Arbitration is one option when it comes to resolving financial disputes. With arbitration, an impartial arbitrator will decide who pays money, if any, and how much. An award acts as a judgment and it is a legal determination of that dispute.  But it is not enforceable as a judgment without first asking a local court to approve that award and convert it (or “reduce it”) into a court-enforceable judgment.   

In the arbitration process, the arbitrator will make a decision as to which party, defendant or plaintiff, owes money or damages. Typically in the case of a default, an arbitration may involve the responding party (the “defendant”) failing to respond or refusing to participate. 

Getting an Award

While that responding party may fail to participate, the plaintiff (or “petitioner”) will be required to provide evidence that there is a claim and that, ultimately, money is owed by the defendant.   Once that determination is made by the arbitrator, that arbitrator will issue an award that sets forth the decision and the amounts that must be paid. This award is enforceable by the court system once reduced to a judgment.

This award summarizes the Arbitrator’s review of the evidence and his or her decision, and also lays out in detail the amounts of money required to paid by the losing party.  The award clearly states the decision and the judge’s reasoning behind the decision and may become part of a public filing.

However, the award is also incredible leverage to get a case resolved and settled since most defendants don’t want a permanent judgment recorded against them in the event that they lose.  It can impact their credit, show up on a background check (such as in applying for a job), and is a recorded obligation.   

What Comes Next?

One option upon the award being issued is to have both parties come to a resolution before the award is reduced to a judgment. That might involve a payment plan or schedule for when the amount the defendant owes will be paid.  Failure to pay will result in the award being confirmed by the court.  

If the two parties cannot come to an agreement, the prevailing can and should file the award with the appropriate court to convert that award into a legally binding and enforceable judgment with all of the benefits of a judgment such as garnishment of wages, recording of judgment liens or abstracts and, of course, examination of the judgment debtor under oath.  

In filing your award, be sure to include the following:

  • The arbitration agreement
  • Any paperwork dealing with the selection of arbitrators or extensions of time
  • The award
  • Any notice, affidavit, or other documentation supporting the award

Not including all necessary paperwork may delay the process. Confirmation of the award with the court converts it to a court judgment, which is legally binding and enforceable.

When Do I Get Paid?

Once the award has been converted to a court judgment, the defendant is adjudged that he or she owes money as set forth in the award.

If the defendant does not initiate making payments per the award or judgment, the court can order automatic payments to be taken from the defendant’s paycheck as a garnishment.

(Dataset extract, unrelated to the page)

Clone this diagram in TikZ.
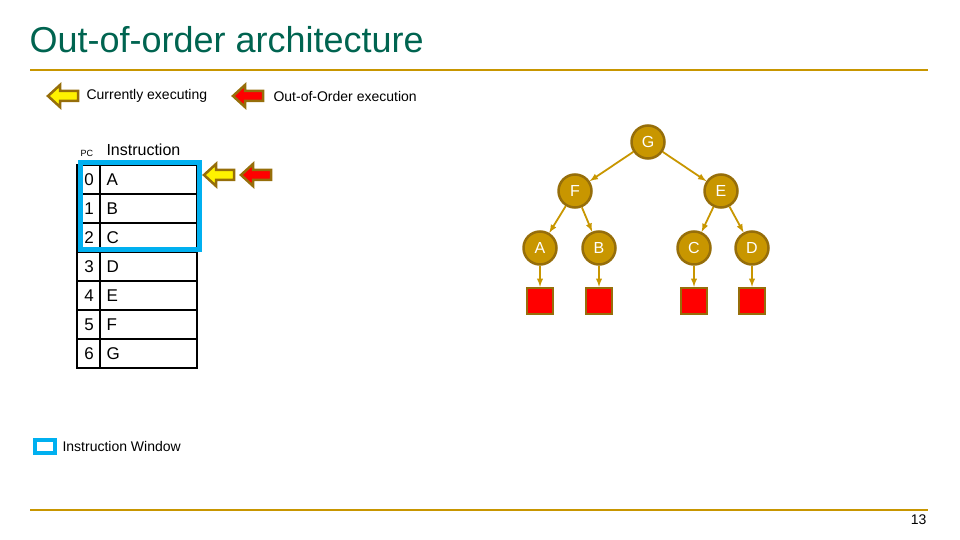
\documentclass[tikz,border=0pt]{standalone}
\usepackage{fontspec}
\setmainfont{Liberation Sans}
\usetikzlibrary{positioning}
\definecolor{gold}{RGB}{200,150,0}
\definecolor{rim}{RGB}{150,110,10}
\definecolor{winblue}{RGB}{0,176,240}
\newcommand{\larrow}[3]{% x, y, fill colour
  \filldraw[draw=rim,line width=2.5pt,fill=#3,line join=miter]
    (#1,#2) -- ++(12,-11) -- ++(0,6) -- ++(18,0) -- ++(0,10)
    -- ++(-18,0) -- ++(0,6) -- cycle;}
\begin{document}
\begin{tikzpicture}[x=1pt,y=-1pt,
  tnode/.style={circle,fill=gold,draw=rim,line width=2.5pt,minimum size=33pt,
    inner sep=0pt,text=white,font=\fontsize{16}{16}\selectfont},
  leaf/.style={rectangle,fill=red,draw=rim,line width=2.5pt,minimum size=26pt},
  edge/.style={gold,line width=1.8pt,-latex},
  cell/.style={draw=black,line width=1.5pt}]
\useasboundingbox (0,0) rectangle (960,540);
% title and rules
\node[anchor=west,font=\fontsize{36}{36}\selectfont,text={rgb,255:red,0;green,100;blue,80}] (title) at (26,40) {Out-of-order architecture};
\draw[gold,line width=2.5pt] (30,70) -- (928,70);
\draw[gold,line width=2.5pt] (30,510) -- (928,510);
\node[anchor=east,font=\fontsize{14}{14}\selectfont] (pg) at (930,520) {13};
% legend
\larrow{48}{96}{yellow}
\node[anchor=west,font=\fontsize{14}{14}\selectfont] (cur) at (83,96) {Currently executing};
\larrow{233}{96}{red}
\node[anchor=west,font=\fontsize{14}{14}\selectfont] (ooo) at (270,96) {Out-of-Order execution};
% table
\node[anchor=west,font=\fontsize{9}{9}\selectfont] (pc) at (77,153) {PC};
\node[anchor=west,font=\fontsize{16}{16}\selectfont] (ins) at (103,150) {Instruction};
\foreach \i/\l in {0/A,1/B,2/C,3/D,4/E,5/F,6/G}{
  \draw[cell] (77,165+29*\i) rectangle (197,194+29*\i);
  \draw[cell] (100,165+29*\i) -- (100,194+29*\i);
  \node[font=\fontsize{17}{17}\selectfont] (pc\i) at (89,179.5+29*\i) {\i};
  \node[anchor=west,font=\fontsize{17}{17}\selectfont] (in\i) at (103,179.5+29*\i) {\l};
}
\draw[winblue,line width=5pt] (80,163) rectangle (199,249);
\larrow{204}{175}{yellow}
\larrow{241}{175}{red}
% window legend
\draw[winblue,line width=4pt] (35,440) rectangle (55,453);
\node[anchor=west,font=\fontsize{14}{14}\selectfont] (win) at (59,446) {Instruction Window};
% tree
\node[tnode] (G) at (648,142) {G};
\node[tnode] (F) at (575,191) {F};
\node[tnode] (E) at (721,191) {E};
\node[tnode] (A) at (540,248) {A};
\node[tnode] (B) at (599,248) {B};
\node[tnode] (C) at (694,248) {C};
\node[tnode] (D) at (752,248) {D};
\foreach \n in {A,B,C,D}{
  \node[leaf] (s\n) at ([yshift=-53]\n) {};
  \draw[edge] (\n) -- (s\n);
}
\draw[edge] (G) -- (F);
\draw[edge] (G) -- (E);
\draw[edge] (F) -- (A);
\draw[edge] (F) -- (B);
\draw[edge] (E) -- (C);
\draw[edge] (E) -- (D);
\end{tikzpicture}
\end{document}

If the defendant does not have the money to pay his or her debt, you may seek an order of execution from the court to seize assets to cover the debt amongst many other available post-judgment remedies.

Can the Defendant Appeal or Modify the Arbitration Award?

The only way an arbitration award can be appealed is if both parties agreed to an appealable award in their original contract or in some other binding agreement. If the award was not initially stated to be appealable, the defendant has no recourse once the award is issued and it is unlikely, without serious malfeasance or fraud, that a court will overturn an arbitration award.